Estamos en una época de profundos cambios de estructuras sociales. Una verdadera etapa de modernidad líquida, como lo ha definido Sygmund Bauman. La velocidad de este proceso frecuentemente nos toma de sorpresa, y el desconocimiento de la historia dificulta entender las causas generadoras de estas transformaciones. Conocer el proceso histórico en su totalidad permite comprender mejor el sufrimiento acumulado y la necesidad de cambiar.
Uno de los modelos de organización social que se resquebraja aceleradamente es el patriarcado, un sistema predominante en casi todas las culturas.
Desde hace milenios, los gobernantes y sus grupos de poder, expresando el pensamiento patriarcal vigente, lograron imponer un modelo de organización social que priva de libertades a más de la mitad de la población mundial, las mujeres.
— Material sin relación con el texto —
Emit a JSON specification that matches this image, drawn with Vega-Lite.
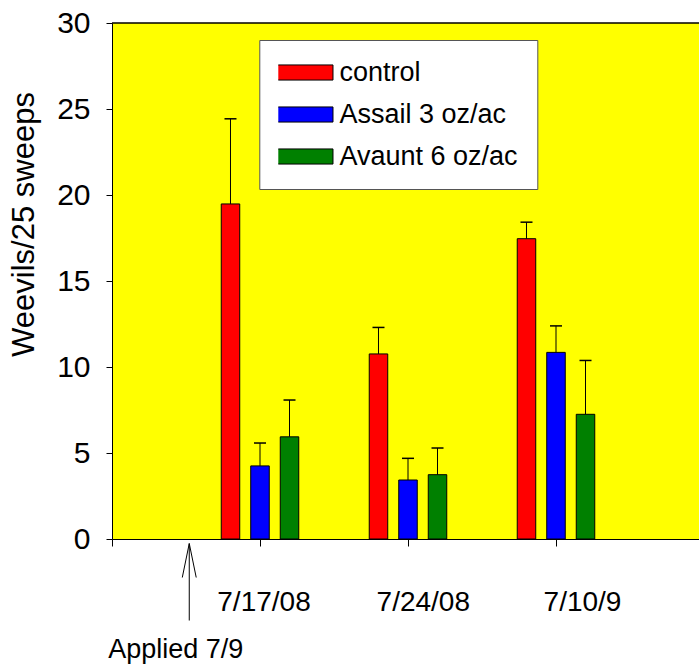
{
  "$schema": "https://vega.github.io/schema/vega-lite/v6.json",
  "width": 587,
  "height": 516,
  "autosize": {"type": "none"},
  "padding": {"left": 112, "top": 23, "right": 0, "bottom": 126},
  "background": "white",
  "config": {"font": "Liberation Sans", "view": {"fill": "#ffff00", "stroke": null}},
  "data": {"values": [
    {"date": "7/17/08", "treatment": "control", "mean": 19.48, "upper": 24.43},
    {"date": "7/17/08", "treatment": "Assail 3 oz/ac", "mean": 4.25, "upper": 5.58},
    {"date": "7/17/08", "treatment": "Avaunt 6 oz/ac", "mean": 5.94, "upper": 8.08},
    {"date": "7/24/08", "treatment": "control", "mean": 10.76, "upper": 12.30},
    {"date": "7/24/08", "treatment": "Assail 3 oz/ac", "mean": 3.43, "upper": 4.69},
    {"date": "7/24/08", "treatment": "Avaunt 6 oz/ac", "mean": 3.74, "upper": 5.29},
    {"date": "7/10/9", "treatment": "control", "mean": 17.46, "upper": 18.42},
    {"date": "7/10/9", "treatment": "Assail 3 oz/ac", "mean": 10.85, "upper": 12.39},
    {"date": "7/10/9", "treatment": "Avaunt 6 oz/ac", "mean": 7.25, "upper": 10.38}
  ]},
  "layer": [
    {
      "mark": {"type": "bar", "stroke": "black", "strokeWidth": 1, "opacity": 1},
      "encoding": {
        "x": {
          "field": "date", "type": "nominal",
          "scale": {"domain": ["start", "7/17/08", "7/24/08", "7/10/9"], "range": [0, 592], "paddingInner": 0, "paddingOuter": 0},
          "axis": {
            "title": null, "bandPosition": 0, "tickSize": 7, "tickColor": "black", "domainColor": "black",
            "labelFontSize": 28, "labelColor": "black", "labelBaseline": "alphabetic", "labelPadding": 64,
            "labelAngle": 0, "labelExpr": "datum.value == 'start' ? '' : datum.value",
            "labelOffset": {"condition": [{"test": "datum.value == '7/24/08'", "value": -58.7}, {"test": "datum.value == '7/10/9'", "value": -47.5}], "value": -70},
            "labelFlush": false, "labelOverlap": false
          }
        },
        "xOffset": {
          "field": "treatment", "type": "nominal",
          "scale": {"domain": ["control", "Assail 3 oz/ac", "Avaunt 6 oz/ac"], "range": [-44.25, 44.25], "paddingInner": 0.373, "paddingOuter": 0.186}
        },
        "y": {
          "field": "mean", "type": "quantitative",
          "scale": {"domain": [0, 30], "nice": false},
          "axis": {
            "title": "Weevils/25 sweeps", "values": [0, 5, 10, 15, 20, 25, 30], "grid": false,
            "tickSize": 6, "tickColor": "black", "domainColor": "black",
            "labelFontSize": 30, "labelPadding": 16, "labelColor": "black", "labelFlush": false, "labelOverlap": false,
            "titleFontSize": 31, "titleFontWeight": "normal", "titleColor": "black",
            "titleX": -79, "titleY": 201, "titleAngle": -90, "titleBaseline": "alphabetic", "titleAlign": "center"
          }
        },
        "color": {
          "field": "treatment", "type": "nominal",
          "scale": {"domain": ["control", "Assail 3 oz/ac", "Avaunt 6 oz/ac"], "range": ["#ff0000", "#0000ff", "#008000"]},
          "legend": {
            "title": null, "orient": "none", "legendX": 147.3, "legendY": 17, "direction": "vertical",
            "fillColor": "white", "strokeColor": "#555555", "padding": 19, "clipHeight": 27, "rowPadding": 14,
            "symbolType": "M-1,-0.24H1V0.24H-1Z", "symbolSize": 3969, "symbolOffset": -8.8,
            "symbolStrokeColor": "black", "symbolStrokeWidth": 1, "symbolOpacity": 1,
            "labelOffset": 6, "labelFontSize": 27, "labelColor": "black", "labelLimit": 0
          }
        }
      }
    },
    {
      "mark": {"type": "rule", "color": "black", "strokeWidth": 1},
      "encoding": {
        "x": {"field": "date", "type": "nominal"},
        "xOffset": {"field": "treatment", "type": "nominal"},
        "y": {"field": "mean", "type": "quantitative"},
        "y2": {"field": "upper"}
      }
    },
    {
      "mark": {"type": "tick", "orient": "horizontal", "color": "black", "size": 12, "thickness": 1.5, "opacity": 1},
      "encoding": {
        "x": {"field": "date", "type": "nominal"},
        "xOffset": {"field": "treatment", "type": "nominal"},
        "y": {"field": "upper", "type": "quantitative"}
      }
    },
    {
      "data": {"values": [{"note": "Applied 7/9"}]},
      "layer": [
        {
          "mark": {"type": "rule", "color": "black", "strokeWidth": 1.5},
          "encoding": {"y": {"datum": 30, "type": "quantitative"}}
        },
        {
          "mark": {"type": "rule", "color": "black", "strokeWidth": 1},
          "encoding": {
            "x": {"datum": "start", "type": "nominal", "bandPosition": 0.522},
            "y": {"datum": -0.27, "type": "quantitative"},
            "y2": {"datum": -4.74}
          }
        },
        {
          "mark": {"type": "point", "shape": "M-0.41,1L0,-1L0.41,1", "filled": false, "stroke": "black", "strokeWidth": 1, "size": 1156, "opacity": 1},
          "encoding": {
            "x": {"datum": "start", "type": "nominal", "bandPosition": 0.522},
            "y": {"datum": -1.25, "type": "quantitative"}
          }
        },
        {
          "mark": {"type": "text", "fontSize": 27, "align": "center", "baseline": "alphabetic", "color": "black"},
          "encoding": {
            "x": {"datum": "start", "type": "nominal", "bandPosition": 0.431},
            "y": {"datum": -6.92, "type": "quantitative"},
            "text": {"field": "note", "type": "nominal"}
          }
        }
      ]
    }
  ]
}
Entre estos grupos poderosos se destaca la participación de las principales religiones, cuya historia y práctica está interpretada y dirigida por hombres en forma exclusiva. Basta ver los ejemplos presentes en los libros religiosos cuyos textos, lejos de proponer un pensamiento igualitario, justifican las diferencias insalvables entre ambos colectivos.
La calificación de la mujer como un ser inferior, sumada a la idea de una supuesta inclinación al pecado mayor que en el varón, llevó al punto de justificar el sometimiento y el castigo, naturalizando una situación que permaneció durante generaciones y se mantiene en la actualidad.
La periodista e investigadora Montserrat Barba Pan, en su artículo Las cazas de brujas, estima que nueve millones de mujeres fueron víctimas de un genocidio en Europa y EEUU a lo largo de los siglos XVI y XVII, acusadas de brujería. Afirma que se ha logrado rescatar la verdadera historia que se esconde detrás de la caza de las llamadas brujas: el nacimiento de un nuevo sistema económico, el capitalismo. Un momento en el cual el estado y la iglesia se aliaron para imponer una rígida moral y un régimen que les permitía apropiarse de las tierras y haciendas ajenas. Por este motivo también se lo recuerda como una etapa de acumulación originaria.
De esta forma, las mujeres curanderas, profetas y artesanas fueron convertidas en sospechosas por atreverse a desafiar el orden instaurado. Las que tenían liderazgo también eran perseguidas y acusadas sin pruebas, para ser ejecutadas en público y así intimidar a la sociedad. Si habían enviudado se las acusaba de hechiceras o brujas y se las ejecutaba con el fin de apropiarse de sus bienes.
La profesora e historiadora Silvia Federici, en su libro Calibán y la bruja, nos dice que “la herejía y la brujería eran supuestos delitos instaurados por la misoginia. Fue una persecución feroz que duró dos siglos y que constituye un punto decisivo en la historia de las mujeres”.
Lamentablemente, esas mujeres que trataron de oponerse al rígido patriarcado no pasaron a la historia como personas con valor, independencia y sabiduría sino como encarnaciones demoníacas. Desde entonces, cuentos infantiles, relatos, historias y películas continúan usándose para mantener viva una imagen de personas que merecerían ser consideradas heroínas en lugar de brujas. Con esos relatos se mantiene una memoria colectiva cargada de condicionamientos que se manifiestan habitualmente en actitudes inapropiadas.